SHORT PROBLEM: Starting at the line that contains "Give me the matplotlib source for this chart." and stopping at the line that contains "56.3, 54.8, 54.9, 54.5, 54.6, 53.2, 51.7, 53.6, 52.2]", return those lines exactly and nothing else. Both end lines count; pictures do not.

PROVIDED INFORMATION:
┌────────

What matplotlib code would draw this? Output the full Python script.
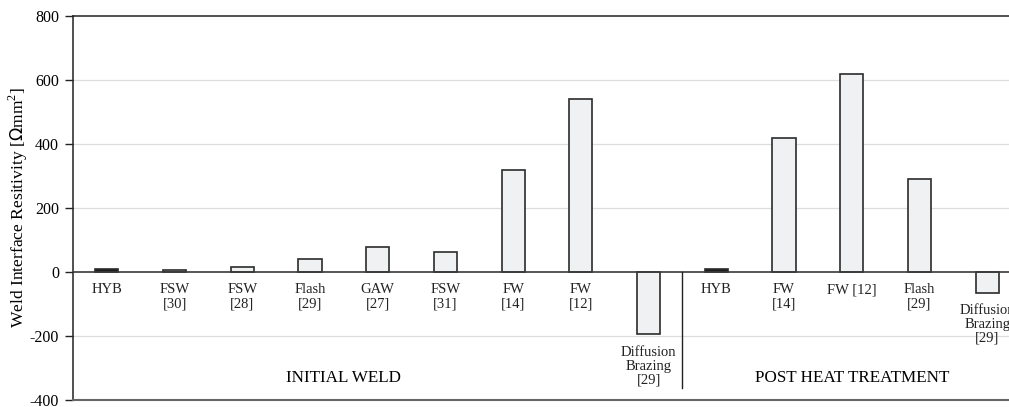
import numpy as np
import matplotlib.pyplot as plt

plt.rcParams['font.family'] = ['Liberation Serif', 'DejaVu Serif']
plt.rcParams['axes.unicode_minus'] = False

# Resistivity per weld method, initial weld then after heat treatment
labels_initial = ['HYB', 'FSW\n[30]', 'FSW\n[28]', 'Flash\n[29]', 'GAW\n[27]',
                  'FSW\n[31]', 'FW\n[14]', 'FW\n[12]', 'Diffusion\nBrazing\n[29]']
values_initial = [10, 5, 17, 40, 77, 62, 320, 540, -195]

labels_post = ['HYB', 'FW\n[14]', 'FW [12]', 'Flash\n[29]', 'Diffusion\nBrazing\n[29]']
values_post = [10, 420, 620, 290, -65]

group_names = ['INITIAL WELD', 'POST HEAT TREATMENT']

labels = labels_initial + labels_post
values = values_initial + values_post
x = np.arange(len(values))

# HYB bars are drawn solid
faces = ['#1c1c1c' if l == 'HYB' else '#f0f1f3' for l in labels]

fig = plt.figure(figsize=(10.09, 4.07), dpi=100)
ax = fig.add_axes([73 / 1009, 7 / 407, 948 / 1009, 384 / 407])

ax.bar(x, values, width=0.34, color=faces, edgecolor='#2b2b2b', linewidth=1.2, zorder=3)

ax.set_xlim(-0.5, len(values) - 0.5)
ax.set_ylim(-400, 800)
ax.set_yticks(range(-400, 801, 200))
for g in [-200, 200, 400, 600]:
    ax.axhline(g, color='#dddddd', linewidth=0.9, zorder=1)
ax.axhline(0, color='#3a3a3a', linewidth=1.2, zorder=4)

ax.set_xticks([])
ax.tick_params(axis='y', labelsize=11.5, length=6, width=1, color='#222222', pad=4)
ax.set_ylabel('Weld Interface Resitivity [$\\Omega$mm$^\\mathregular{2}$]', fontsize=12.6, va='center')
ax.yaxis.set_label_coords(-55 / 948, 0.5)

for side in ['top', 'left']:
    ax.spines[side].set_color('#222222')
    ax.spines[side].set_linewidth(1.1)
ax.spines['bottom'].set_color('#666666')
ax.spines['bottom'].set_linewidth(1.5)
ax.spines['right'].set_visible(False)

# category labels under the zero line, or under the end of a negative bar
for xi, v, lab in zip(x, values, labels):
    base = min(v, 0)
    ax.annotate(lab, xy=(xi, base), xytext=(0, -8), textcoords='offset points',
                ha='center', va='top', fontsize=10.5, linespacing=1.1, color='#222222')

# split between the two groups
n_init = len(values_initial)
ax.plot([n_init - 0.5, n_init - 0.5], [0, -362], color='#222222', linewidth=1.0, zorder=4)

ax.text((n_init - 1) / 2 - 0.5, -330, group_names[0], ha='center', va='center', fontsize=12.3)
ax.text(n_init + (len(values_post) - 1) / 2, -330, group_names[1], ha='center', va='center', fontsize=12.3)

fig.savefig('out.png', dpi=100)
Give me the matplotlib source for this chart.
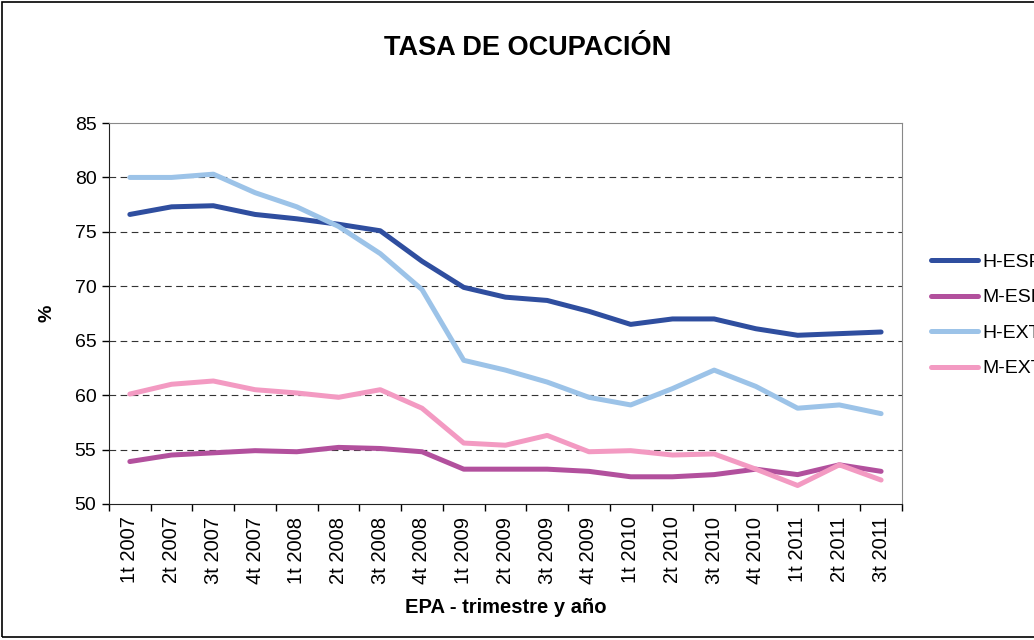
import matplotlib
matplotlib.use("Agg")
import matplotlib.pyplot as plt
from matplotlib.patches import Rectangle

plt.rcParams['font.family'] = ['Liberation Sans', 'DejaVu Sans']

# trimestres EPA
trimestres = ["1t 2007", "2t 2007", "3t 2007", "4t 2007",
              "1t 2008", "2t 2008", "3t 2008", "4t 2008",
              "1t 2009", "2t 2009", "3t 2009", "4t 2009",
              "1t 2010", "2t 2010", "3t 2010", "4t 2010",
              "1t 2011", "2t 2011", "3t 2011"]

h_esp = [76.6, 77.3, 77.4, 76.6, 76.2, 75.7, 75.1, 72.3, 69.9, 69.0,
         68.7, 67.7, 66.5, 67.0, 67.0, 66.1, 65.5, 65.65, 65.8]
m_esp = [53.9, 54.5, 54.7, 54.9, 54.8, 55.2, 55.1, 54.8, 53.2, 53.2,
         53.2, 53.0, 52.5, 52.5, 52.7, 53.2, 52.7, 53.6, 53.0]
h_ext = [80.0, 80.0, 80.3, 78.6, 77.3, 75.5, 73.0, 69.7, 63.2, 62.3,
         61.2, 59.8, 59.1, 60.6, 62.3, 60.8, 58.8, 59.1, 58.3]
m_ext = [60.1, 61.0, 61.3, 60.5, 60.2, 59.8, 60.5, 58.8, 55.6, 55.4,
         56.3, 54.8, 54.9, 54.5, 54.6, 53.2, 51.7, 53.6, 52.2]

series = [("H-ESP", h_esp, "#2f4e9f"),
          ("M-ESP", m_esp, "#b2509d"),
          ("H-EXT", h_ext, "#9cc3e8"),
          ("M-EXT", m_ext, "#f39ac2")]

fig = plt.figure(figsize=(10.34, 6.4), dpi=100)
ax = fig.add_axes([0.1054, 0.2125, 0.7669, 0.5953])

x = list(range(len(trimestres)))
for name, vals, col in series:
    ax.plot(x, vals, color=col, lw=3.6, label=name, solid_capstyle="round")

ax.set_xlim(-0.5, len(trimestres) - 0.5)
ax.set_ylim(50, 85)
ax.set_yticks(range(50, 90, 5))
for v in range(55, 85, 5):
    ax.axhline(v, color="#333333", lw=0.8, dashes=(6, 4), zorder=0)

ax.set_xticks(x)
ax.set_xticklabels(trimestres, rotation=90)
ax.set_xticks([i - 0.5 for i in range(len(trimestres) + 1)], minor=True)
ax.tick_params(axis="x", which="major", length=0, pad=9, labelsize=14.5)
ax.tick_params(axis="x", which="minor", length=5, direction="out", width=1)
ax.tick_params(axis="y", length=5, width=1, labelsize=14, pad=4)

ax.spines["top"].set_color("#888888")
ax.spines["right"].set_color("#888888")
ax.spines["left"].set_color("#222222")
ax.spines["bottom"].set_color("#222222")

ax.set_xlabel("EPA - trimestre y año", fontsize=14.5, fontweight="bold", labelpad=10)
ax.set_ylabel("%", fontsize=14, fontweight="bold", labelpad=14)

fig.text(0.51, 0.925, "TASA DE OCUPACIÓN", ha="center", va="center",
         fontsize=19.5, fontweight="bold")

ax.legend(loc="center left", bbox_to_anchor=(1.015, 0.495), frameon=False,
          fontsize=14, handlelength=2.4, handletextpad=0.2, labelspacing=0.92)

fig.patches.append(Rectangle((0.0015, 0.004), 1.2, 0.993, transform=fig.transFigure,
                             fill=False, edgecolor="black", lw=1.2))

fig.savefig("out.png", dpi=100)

└────────

THE REPLY:
Give me the matplotlib source for this chart.
import matplotlib
matplotlib.use("Agg")
import matplotlib.pyplot as plt
from matplotlib.patches import Rectangle

plt.rcParams['font.family'] = ['Liberation Sans', 'DejaVu Sans']

# trimestres EPA
trimestres = ["1t 2007", "2t 2007", "3t 2007", "4t 2007",
              "1t 2008", "2t 2008", "3t 2008", "4t 2008",
              "1t 2009", "2t 2009", "3t 2009", "4t 2009",
              "1t 2010", "2t 2010", "3t 2010", "4t 2010",
              "1t 2011", "2t 2011", "3t 2011"]

h_esp = [76.6, 77.3, 77.4, 76.6, 76.2, 75.7, 75.1, 72.3, 69.9, 69.0,
         68.7, 67.7, 66.5, 67.0, 67.0, 66.1, 65.5, 65.65, 65.8]
m_esp = [53.9, 54.5, 54.7, 54.9, 54.8, 55.2, 55.1, 54.8, 53.2, 53.2,
         53.2, 53.0, 52.5, 52.5, 52.7, 53.2, 52.7, 53.6, 53.0]
h_ext = [80.0, 80.0, 80.3, 78.6, 77.3, 75.5, 73.0, 69.7, 63.2, 62.3,
         61.2, 59.8, 59.1, 60.6, 62.3, 60.8, 58.8, 59.1, 58.3]
m_ext = [60.1, 61.0, 61.3, 60.5, 60.2, 59.8, 60.5, 58.8, 55.6, 55.4,
         56.3, 54.8, 54.9, 54.5, 54.6, 53.2, 51.7, 53.6, 52.2]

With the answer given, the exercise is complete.